A finder's fee of 6% of the proceeds of the Financing is payable in cash or in equivalent Units on a portion of the Financing. The total number of Shares issued and potentially made issuable pursuant to the Financing is 77,488,800, which represents 82.99% of the current number of the Company's Shares issued and outstanding. The Units are subject to a four month hold period under Canadian Securities legislation. The net proceeds of the Financing will be used for working capital purposes.

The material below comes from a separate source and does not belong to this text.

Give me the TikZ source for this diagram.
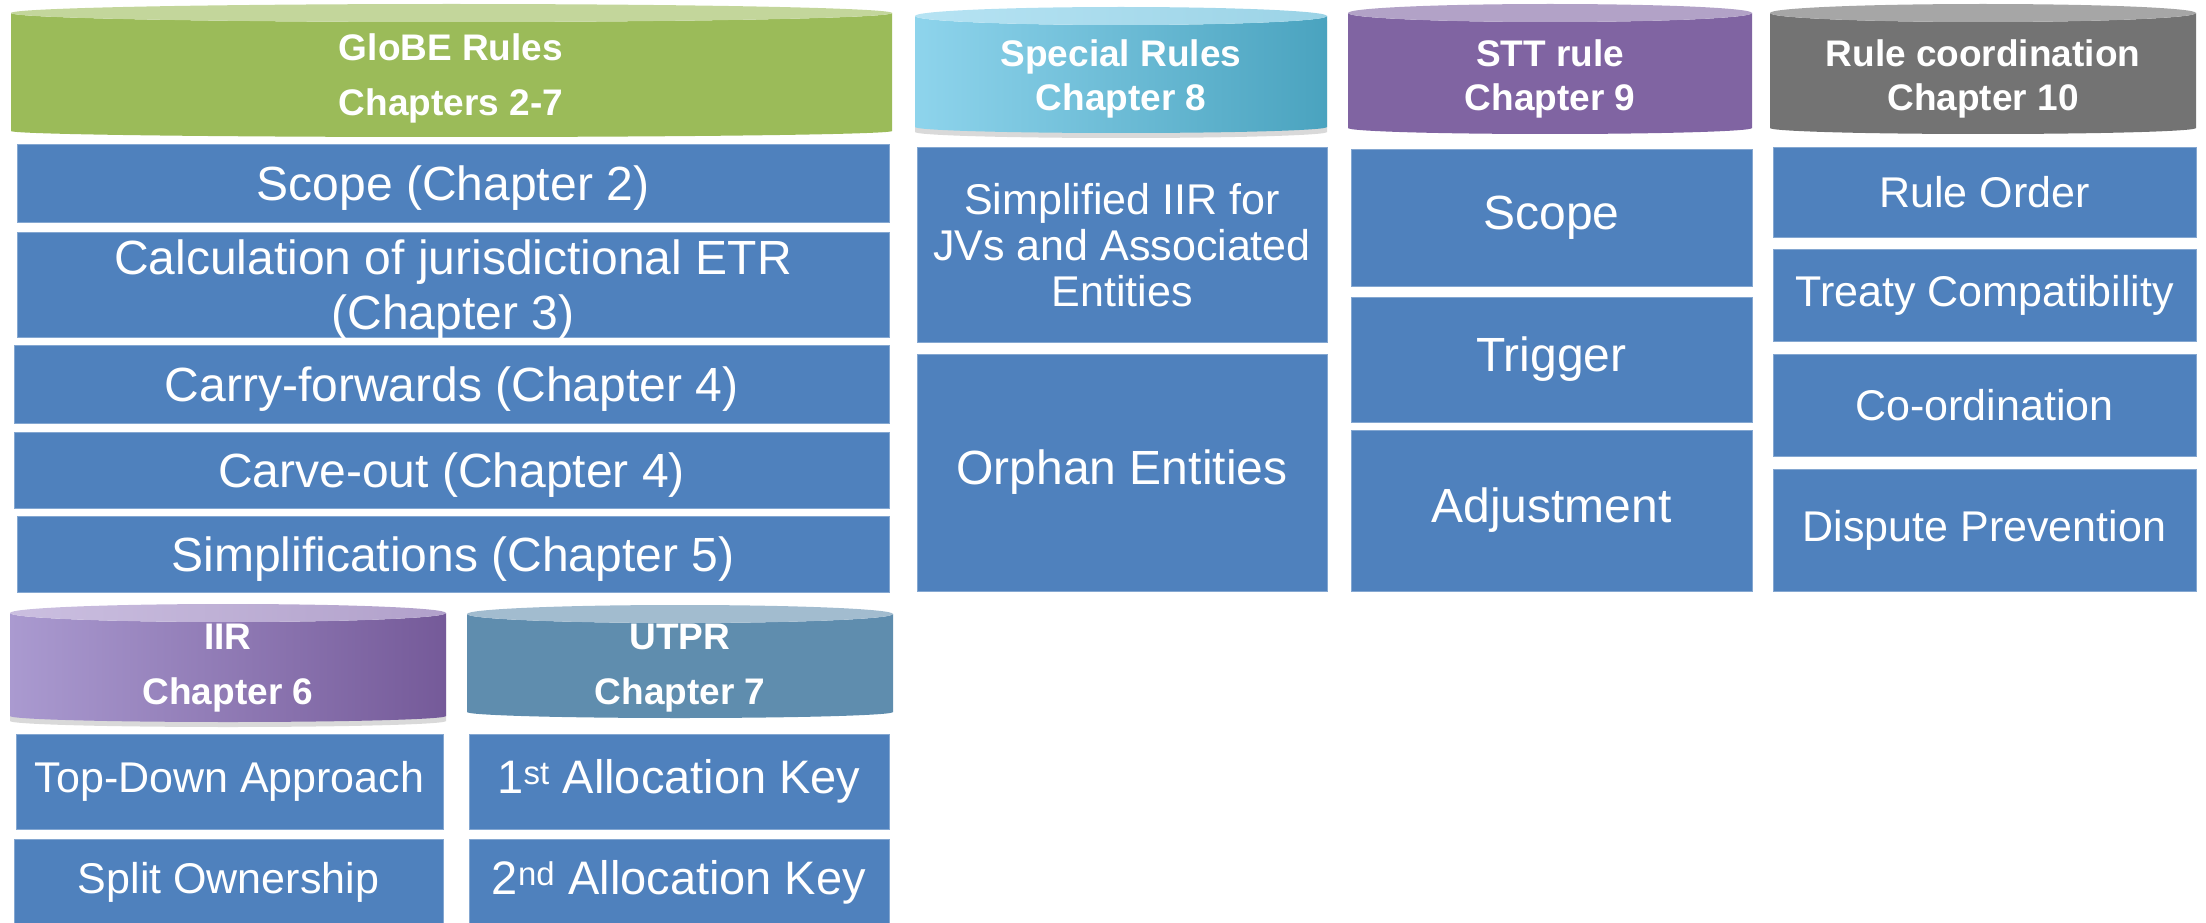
\documentclass[tikz,border=0pt]{standalone}
\usepackage{fontspec}
\setmainfont{Liberation Sans}
\usetikzlibrary{shadows}

\definecolor{boxblue}{HTML}{4F81BD}
\definecolor{globegreen}{HTML}{9BBB59}
\definecolor{globelid}{HTML}{C3D69B}
\definecolor{speciallight}{HTML}{8ED4EC}
\definecolor{specialdark}{HTML}{4AA3BF}
\definecolor{speciallid}{HTML}{B6E3F3}
\definecolor{sttpurple}{HTML}{8064A2}
\definecolor{sttlid}{HTML}{B2A2C7}
\definecolor{coordgrey}{HTML}{737373}
\definecolor{coordlid}{HTML}{A6A6A6}
\definecolor{iirlight}{HTML}{AA9AD0}
\definecolor{iirdark}{HTML}{755A99}
\definecolor{iirlid}{HTML}{CBBFE0}
\definecolor{utprblue}{HTML}{5F8DAE}
\definecolor{utprlid}{HTML}{A2BCCF}

% drum: x left, y top, x right, y bottom, body style, lid style
\newcommand{\drum}[6]{%
  \path[#5] (#1,#2+9) -- (#1,#4-6)
    arc[start angle=180, end angle=0, x radius={(#3-#1)/2}, y radius=6]
    -- (#3,#2+9)
    arc[start angle=0, end angle=180, x radius={(#3-#1)/2}, y radius=9] -- cycle;
  \path[#6] ({(#1+#3)/2},#2+9) ellipse[x radius={(#3-#1)/2}, y radius=9];
}

\begin{document}
\begin{tikzpicture}[x=1pt, y=-1pt,
    box/.style={fill=boxblue, draw=boxblue!70!white, line width=1pt, text=white,
        align=center, inner sep=0pt, font=\fontsize{48}{55}\selectfont},
    boxmain/.style={box, text depth=0pt},
    boxkey/.style={box, font=\fontsize{47}{55}\selectfont},
    boxsmall/.style={box, font=\fontsize{43}{46}\selectfont},
    head/.style={text=white, align=center, font=\bfseries\fontsize{37}{55}\selectfont},
    headtight/.style={head, font=\bfseries\fontsize{37}{44}\selectfont},
    shade/.style={drop shadow={opacity=0.3, shadow xshift=0pt, shadow yshift=-5pt}}]
    \useasboundingbox (0,0) rectangle (2206,923);

    % GloBE rules
    \drum{11}{4}{892}{137}{fill=globegreen}{fill=globelid}
    \node[head] (globe) at (451,78) {GloBE Rules\\Chapters 2-7};
    \node[boxmain, minimum width=872pt, minimum height=77pt] (scope) at (453,183.5) {Scope (Chapter 2)};
    \node[boxmain, minimum width=872pt, minimum height=105pt] (etr) at (453,284.5) {Calculation of jurisdictional ETR\\(Chapter 3)};
    \node[boxmain, minimum width=875pt, minimum height=78pt] (carry) at (451.5,384) {Carry-forwards (Chapter 4)};
    \node[boxmain, minimum width=875pt, minimum height=76pt] (carve) at (451.5,470) {Carve-out (Chapter 4)};
    \node[boxmain, minimum width=872pt, minimum height=76pt] (simpl) at (453,554) {Simplifications (Chapter 5)};

    % IIR and UTPR
    \drum{10}{604}{446}{722}{left color=iirlight, right color=iirdark, shade}{left color=iirlid, right color=iirlid!70!iirdark}
    \node[head] (iir) at (228,668) {IIR\\Chapter 6};
    \node[boxsmall, minimum width=427pt, minimum height=95pt] (topdown) at (229.5,781.5) {Top-Down Approach};
    \node[boxsmall, minimum width=429pt, minimum height=86pt] (split) at (228.5,882) {Split Ownership};
    \drum{467}{605}{893}{718}{fill=utprblue}{fill=utprlid}
    \node[head] (utpr) at (680,668) {UTPR\\Chapter 7};
    \node[boxkey, minimum width=420pt, minimum height=95pt] (firstkey) at (679,781.5) {1\textsuperscript{st} Allocation Key};
    \node[boxkey, minimum width=420pt, minimum height=86pt] (secondkey) at (679,882) {2\textsuperscript{nd} Allocation Key};

    % special rules
    \drum{915}{7}{1327}{133}{left color=speciallight, right color=specialdark, shade}{left color=speciallid, right color=speciallid!75!specialdark}
    \node[headtight] (special) at (1121,79) {Special Rules\\Chapter 8};
    \node[boxsmall, minimum width=410pt, minimum height=194pt] (jv) at (1122,245) {Simplified IIR for\\JVs and Associated\\Entities};
    \node[box, minimum width=410pt, minimum height=237pt] (orphan) at (1122,472.5) {Orphan Entities};

    % STT
    \drum{1348}{4}{1752}{134}{fill=sttpurple}{fill=sttlid}
    \node[headtight] (stt) at (1550,79) {STT rule\\Chapter 9};
    \node[box, minimum width=401pt, minimum height=136pt] (sttscope) at (1551.5,218) {Scope};
    \node[box, minimum width=401pt, minimum height=125pt] (trigger) at (1551.5,359.5) {Trigger};
    \node[box, minimum width=401pt, minimum height=161pt] (adjust) at (1551.5,510.5) {Adjustment};

    % rule coordination
    \drum{1770}{4}{2196}{134}{fill=coordgrey}{fill=coordlid}
    \node[headtight] (coord) at (1983,79) {Rule coordination\\Chapter 10};
    \node[boxsmall, minimum width=423pt, minimum height=89pt] (order) at (1984.5,192.5) {Rule Order};
    \node[boxsmall, minimum width=423pt, minimum height=92pt] (treaty) at (1984.5,295) {Treaty Compatibility};
    \node[boxsmall, minimum width=423pt, minimum height=102pt] (coordination) at (1984.5,405) {Co-ordination};
    \node[boxsmall, minimum width=423pt, minimum height=122pt] (dispute) at (1984.5,530) {Dispute Prevention};
\end{tikzpicture}
\end{document}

Completion of the Financing is subject the approval of the Toronto Stock Exchange (the "TSX") and all other necessary regulatory approvals. No insiders will be participating in the Financing. Following completion of the Financing, Mr. Ross Beatty will be the beneficial owner of 26,003,500 common shares, which includes the Shares underlying the 16,760,000 units purchased pursuant to the Financing, or a total of 19.87% of the capital of the Company. In accordance with TSX requirements, the Company discloses that if only Mr. Beatty's 16,760,000 Warrants and none of the other Warrants issued pursuant to the Financing were exercised, his total shareholdings would represent 28.97% of the capital of the Company.

The Financing involves the private placement of securities representing more than 25% of the Company's currently issued and outstanding Shares and, as a result of the number of Units being issued to Mr. Beatty, the Financing could have a material effect on control of the Company which, under applicable TSX rules, would ordinarily require shareholder approval. However, the Company will rely on the financial hardship exemption under section 604(e) of the TSX Company Manual in order to complete the Financing without shareholder approval. The Company's financial position has deteriorated during the past several months due to the effects of the global financial crisis and precipitous declines in the prices of copper and molybdenum, and has resulted in the Company owing significant negative settlement pricing adjustments.

The Company believes that the Financing will improve Amerigo's financial position, and the independent members of the board of directors of the Company have determined that the Financing is reasonable in the circumstances. The TSX has advised the Company that reliance on this exemption will automatically result in a TSX de-listing review to confirm that the Company continues to meet TSX continued listing requirements. Amerigo believes that it currently complies with applicable TSX listing requirements and expects to continue to comply with such requirements following completion of the Financing.

Amerigo Resources Ltd. is a Canadian company producing copper and molybdenum from its MVC operations near Santiago, Chile.